### Short exercise
Transcribe the full listing exactly, and drop every picture.

────

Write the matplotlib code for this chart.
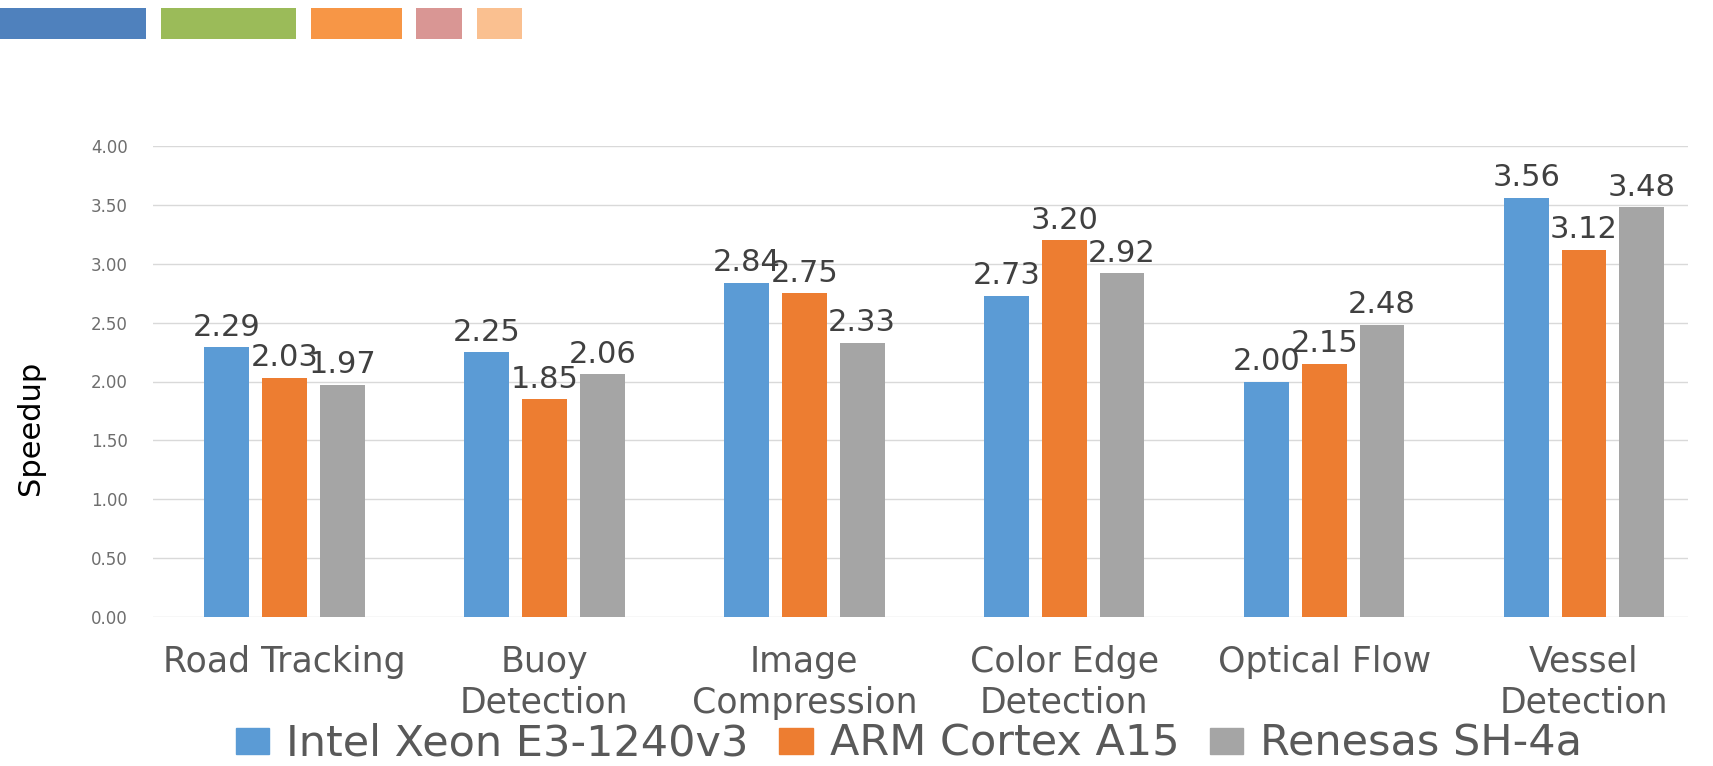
import matplotlib
matplotlib.use("Agg")
import matplotlib.pyplot as plt
import numpy as np
from matplotlib.patches import Rectangle, Patch

# data
categories = ["Road Tracking", "Buoy\nDetection", "Image\nCompression",
              "Color Edge\nDetection", "Optical Flow", "Vessel\nDetection"]
series_names = ["Intel Xeon E3-1240v3", "ARM Cortex A15", "Renesas SH-4a"]
intel = [2.29, 2.25, 2.84, 2.73, 2.00, 3.56]
arm = [2.03, 1.85, 2.75, 3.20, 2.15, 3.12]
renesas = [1.97, 2.06, 2.33, 2.92, 2.48, 3.48]
bar_colors = ["#5B9BD5", "#ED7D31", "#A5A5A5"]
yticks = [0, 0.5, 1.0, 1.5, 2.0, 2.5, 3.0, 3.5, 4.0]

# the coloured strips at the top left of the slide
strip_colors = ["#4F81BD", "#9BBB59", "#F79646", "#D99694", "#FAC090"]

W, H = 1713, 766
fig = plt.figure(figsize=(W / 100, H / 100), dpi=100)
plt.rcParams['font.family'] = ['DejaVu Sans']

# strips (pixel boxes, x0, x1)
strip_px = [(0, 146), (161, 296), (311, 402), (416, 462), (477, 522)]
for (x0, x1), c in zip(strip_px, strip_colors):
    fig.add_artist(Rectangle((x0 / W, 1 - 39 / H), (x1 - x0) / W, 31 / H,
                             transform=fig.transFigure, color=c, lw=0))

ax = fig.add_axes([153 / W, 1 - 617 / H, (1688 - 153) / W, (617 - 146) / H])

x = np.arange(len(categories))
width = 0.1726
offset = 0.2225
all_series = [intel, arm, renesas]
for i, (vals, col, name) in enumerate(zip(all_series, bar_colors, series_names)):
    bars = ax.bar(x + (i - 1) * offset, vals, width, color=col, label=name, zorder=2)
    ax.bar_label(bars, fmt="%.2f", padding=4, fontsize=22, color="#404040")

ax.set_ylim(0, 4)
ax.set_xlim(-0.506, 5.40)
ax.set_yticks(yticks)
ax.set_yticklabels([f"{v:.2f}" for v in yticks], fontsize=12, color="#6E6E6E")
ax.set_xticks(x)
ax.set_xticklabels(categories, fontsize=25, color="#595959", linespacing=1.25)
ax.tick_params(axis="both", length=0)
ax.tick_params(axis="y", pad=18)
ax.tick_params(axis="x", pad=20)
ax.grid(axis="y", color="#D9D9D9", lw=1, zorder=0)
for s in ax.spines.values():
    s.set_visible(False)

ax.set_ylabel("Speedup", fontsize=22, color="black")
ax.yaxis.set_label_coords(-0.0704, 0.401)

handles = [Patch(color=c) for c in bar_colors]
fig.legend(handles, series_names, loc="center", bbox_to_anchor=(909 / W, 1 - 744 / H),
           ncol=3, frameon=False, fontsize=31, labelcolor="#595959",
           handlelength=0.78, handleheight=0.56, handletextpad=0.4,
           columnspacing=0.7, borderpad=0, borderaxespad=0)

fig.savefig("out.png", dpi=100)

────

### Expected output
Write the matplotlib code for this chart.
import matplotlib
matplotlib.use("Agg")
import matplotlib.pyplot as plt
import numpy as np
from matplotlib.patches import Rectangle, Patch

# data
categories = ["Road Tracking", "Buoy\nDetection", "Image\nCompression",
              "Color Edge\nDetection", "Optical Flow", "Vessel\nDetection"]
series_names = ["Intel Xeon E3-1240v3", "ARM Cortex A15", "Renesas SH-4a"]
intel = [2.29, 2.25, 2.84, 2.73, 2.00, 3.56]
arm = [2.03, 1.85, 2.75, 3.20, 2.15, 3.12]
renesas = [1.97, 2.06, 2.33, 2.92, 2.48, 3.48]
bar_colors = ["#5B9BD5", "#ED7D31", "#A5A5A5"]
yticks = [0, 0.5, 1.0, 1.5, 2.0, 2.5, 3.0, 3.5, 4.0]

# the coloured strips at the top left of the slide
strip_colors = ["#4F81BD", "#9BBB59", "#F79646", "#D99694", "#FAC090"]

W, H = 1713, 766
fig = plt.figure(figsize=(W / 100, H / 100), dpi=100)
plt.rcParams['font.family'] = ['DejaVu Sans']

# strips (pixel boxes, x0, x1)
strip_px = [(0, 146), (161, 296), (311, 402), (416, 462), (477, 522)]
for (x0, x1), c in zip(strip_px, strip_colors):
    fig.add_artist(Rectangle((x0 / W, 1 - 39 / H), (x1 - x0) / W, 31 / H,
                             transform=fig.transFigure, color=c, lw=0))

ax = fig.add_axes([153 / W, 1 - 617 / H, (1688 - 153) / W, (617 - 146) / H])

x = np.arange(len(categories))
width = 0.1726
offset = 0.2225
all_series = [intel, arm, renesas]
for i, (vals, col, name) in enumerate(zip(all_series, bar_colors, series_names)):
    bars = ax.bar(x + (i - 1) * offset, vals, width, color=col, label=name, zorder=2)
    ax.bar_label(bars, fmt="%.2f", padding=4, fontsize=22, color="#404040")

ax.set_ylim(0, 4)
ax.set_xlim(-0.506, 5.40)
ax.set_yticks(yticks)
ax.set_yticklabels([f"{v:.2f}" for v in yticks], fontsize=12, color="#6E6E6E")
ax.set_xticks(x)
ax.set_xticklabels(categories, fontsize=25, color="#595959", linespacing=1.25)
ax.tick_params(axis="both", length=0)
ax.tick_params(axis="y", pad=18)
ax.tick_params(axis="x", pad=20)
ax.grid(axis="y", color="#D9D9D9", lw=1, zorder=0)
for s in ax.spines.values():
    s.set_visible(False)

ax.set_ylabel("Speedup", fontsize=22, color="black")
ax.yaxis.set_label_coords(-0.0704, 0.401)

handles = [Patch(color=c) for c in bar_colors]
fig.legend(handles, series_names, loc="center", bbox_to_anchor=(909 / W, 1 - 744 / H),
           ncol=3, frameon=False, fontsize=31, labelcolor="#595959",
           handlelength=0.78, handleheight=0.56, handletextpad=0.4,
           columnspacing=0.7, borderpad=0, borderaxespad=0)

fig.savefig("out.png", dpi=100)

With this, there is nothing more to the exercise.